> Exercise goal
Pull every line holding the string "this" from the records below.

> Material for the task
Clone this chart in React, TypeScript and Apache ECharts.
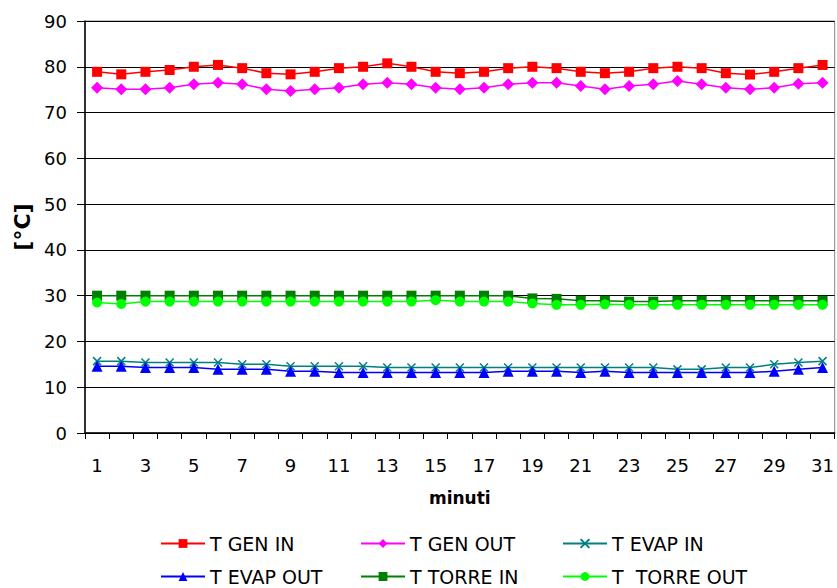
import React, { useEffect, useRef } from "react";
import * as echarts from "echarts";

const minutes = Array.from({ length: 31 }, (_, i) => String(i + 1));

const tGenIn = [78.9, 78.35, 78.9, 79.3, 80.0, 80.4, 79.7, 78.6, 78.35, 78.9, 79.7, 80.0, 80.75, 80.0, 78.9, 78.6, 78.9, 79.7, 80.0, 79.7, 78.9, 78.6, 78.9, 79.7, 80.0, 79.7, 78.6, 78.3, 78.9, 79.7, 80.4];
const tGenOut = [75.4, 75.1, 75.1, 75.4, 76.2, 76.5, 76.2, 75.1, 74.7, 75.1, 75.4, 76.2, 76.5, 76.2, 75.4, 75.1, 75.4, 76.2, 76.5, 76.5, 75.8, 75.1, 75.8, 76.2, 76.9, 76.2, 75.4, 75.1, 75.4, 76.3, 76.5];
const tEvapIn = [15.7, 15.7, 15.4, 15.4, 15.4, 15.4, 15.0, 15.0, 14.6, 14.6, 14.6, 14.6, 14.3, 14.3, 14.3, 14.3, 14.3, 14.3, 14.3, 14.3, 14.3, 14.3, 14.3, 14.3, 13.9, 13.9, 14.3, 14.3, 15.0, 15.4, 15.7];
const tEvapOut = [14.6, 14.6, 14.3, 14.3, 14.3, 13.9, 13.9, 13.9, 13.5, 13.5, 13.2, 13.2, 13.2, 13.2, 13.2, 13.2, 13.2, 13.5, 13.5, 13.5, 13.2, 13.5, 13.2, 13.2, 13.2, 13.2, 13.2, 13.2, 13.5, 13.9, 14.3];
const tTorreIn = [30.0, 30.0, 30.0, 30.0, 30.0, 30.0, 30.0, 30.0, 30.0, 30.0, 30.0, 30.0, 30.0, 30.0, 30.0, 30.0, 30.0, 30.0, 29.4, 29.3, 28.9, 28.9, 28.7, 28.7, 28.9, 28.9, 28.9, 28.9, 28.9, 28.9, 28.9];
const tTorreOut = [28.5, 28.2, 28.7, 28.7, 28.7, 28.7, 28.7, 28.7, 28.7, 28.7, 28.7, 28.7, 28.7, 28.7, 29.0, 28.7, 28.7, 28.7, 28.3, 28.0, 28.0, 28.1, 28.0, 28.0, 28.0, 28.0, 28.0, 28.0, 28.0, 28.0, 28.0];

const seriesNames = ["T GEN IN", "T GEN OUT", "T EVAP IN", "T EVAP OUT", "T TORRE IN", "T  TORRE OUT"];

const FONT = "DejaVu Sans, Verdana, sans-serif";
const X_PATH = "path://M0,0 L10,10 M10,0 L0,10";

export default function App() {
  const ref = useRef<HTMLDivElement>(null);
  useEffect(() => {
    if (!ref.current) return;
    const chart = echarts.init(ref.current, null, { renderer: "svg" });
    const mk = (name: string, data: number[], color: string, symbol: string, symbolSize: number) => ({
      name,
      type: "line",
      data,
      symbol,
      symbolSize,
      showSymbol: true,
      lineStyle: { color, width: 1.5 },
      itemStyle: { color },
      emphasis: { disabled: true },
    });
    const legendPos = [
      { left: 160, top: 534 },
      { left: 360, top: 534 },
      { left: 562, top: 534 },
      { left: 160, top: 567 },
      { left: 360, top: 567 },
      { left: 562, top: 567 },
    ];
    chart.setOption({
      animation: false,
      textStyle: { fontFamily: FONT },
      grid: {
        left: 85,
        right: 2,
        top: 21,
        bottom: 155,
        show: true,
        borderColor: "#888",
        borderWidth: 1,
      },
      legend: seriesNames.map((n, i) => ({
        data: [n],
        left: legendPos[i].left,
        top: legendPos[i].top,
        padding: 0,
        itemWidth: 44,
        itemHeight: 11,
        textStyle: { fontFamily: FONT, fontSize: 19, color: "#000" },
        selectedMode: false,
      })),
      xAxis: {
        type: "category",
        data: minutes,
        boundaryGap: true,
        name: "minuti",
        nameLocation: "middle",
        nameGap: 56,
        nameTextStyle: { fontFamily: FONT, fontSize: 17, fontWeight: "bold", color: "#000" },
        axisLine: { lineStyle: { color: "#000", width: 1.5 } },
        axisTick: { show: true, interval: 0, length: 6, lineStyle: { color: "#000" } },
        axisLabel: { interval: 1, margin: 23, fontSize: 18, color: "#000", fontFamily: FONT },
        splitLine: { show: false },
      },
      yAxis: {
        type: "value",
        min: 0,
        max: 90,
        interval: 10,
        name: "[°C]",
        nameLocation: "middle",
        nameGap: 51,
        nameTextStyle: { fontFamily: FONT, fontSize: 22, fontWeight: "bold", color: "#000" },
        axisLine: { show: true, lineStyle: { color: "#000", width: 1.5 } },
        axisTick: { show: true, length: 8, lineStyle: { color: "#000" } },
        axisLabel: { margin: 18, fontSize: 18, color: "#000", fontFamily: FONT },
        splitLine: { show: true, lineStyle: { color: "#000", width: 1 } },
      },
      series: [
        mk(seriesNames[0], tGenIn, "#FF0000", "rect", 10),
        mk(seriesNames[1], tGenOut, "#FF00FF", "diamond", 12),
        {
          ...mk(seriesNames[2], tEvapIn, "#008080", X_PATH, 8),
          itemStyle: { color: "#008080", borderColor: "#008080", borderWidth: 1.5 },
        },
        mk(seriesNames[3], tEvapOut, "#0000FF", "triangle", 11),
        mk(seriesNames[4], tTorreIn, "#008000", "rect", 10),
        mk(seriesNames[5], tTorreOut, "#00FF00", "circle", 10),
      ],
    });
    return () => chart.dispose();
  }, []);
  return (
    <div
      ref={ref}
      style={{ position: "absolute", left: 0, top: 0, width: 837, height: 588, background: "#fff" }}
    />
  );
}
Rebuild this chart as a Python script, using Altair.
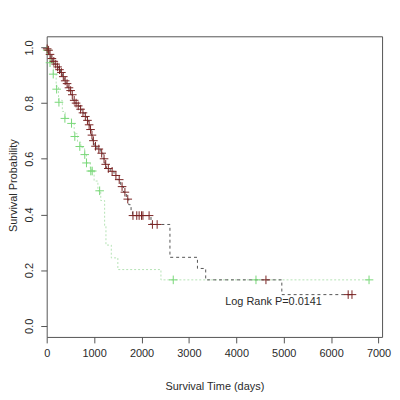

> Output of the exercise
Clone this chart in React, TypeScript and Apache ECharts.
Rebuild this chart as a Python script, using Altair.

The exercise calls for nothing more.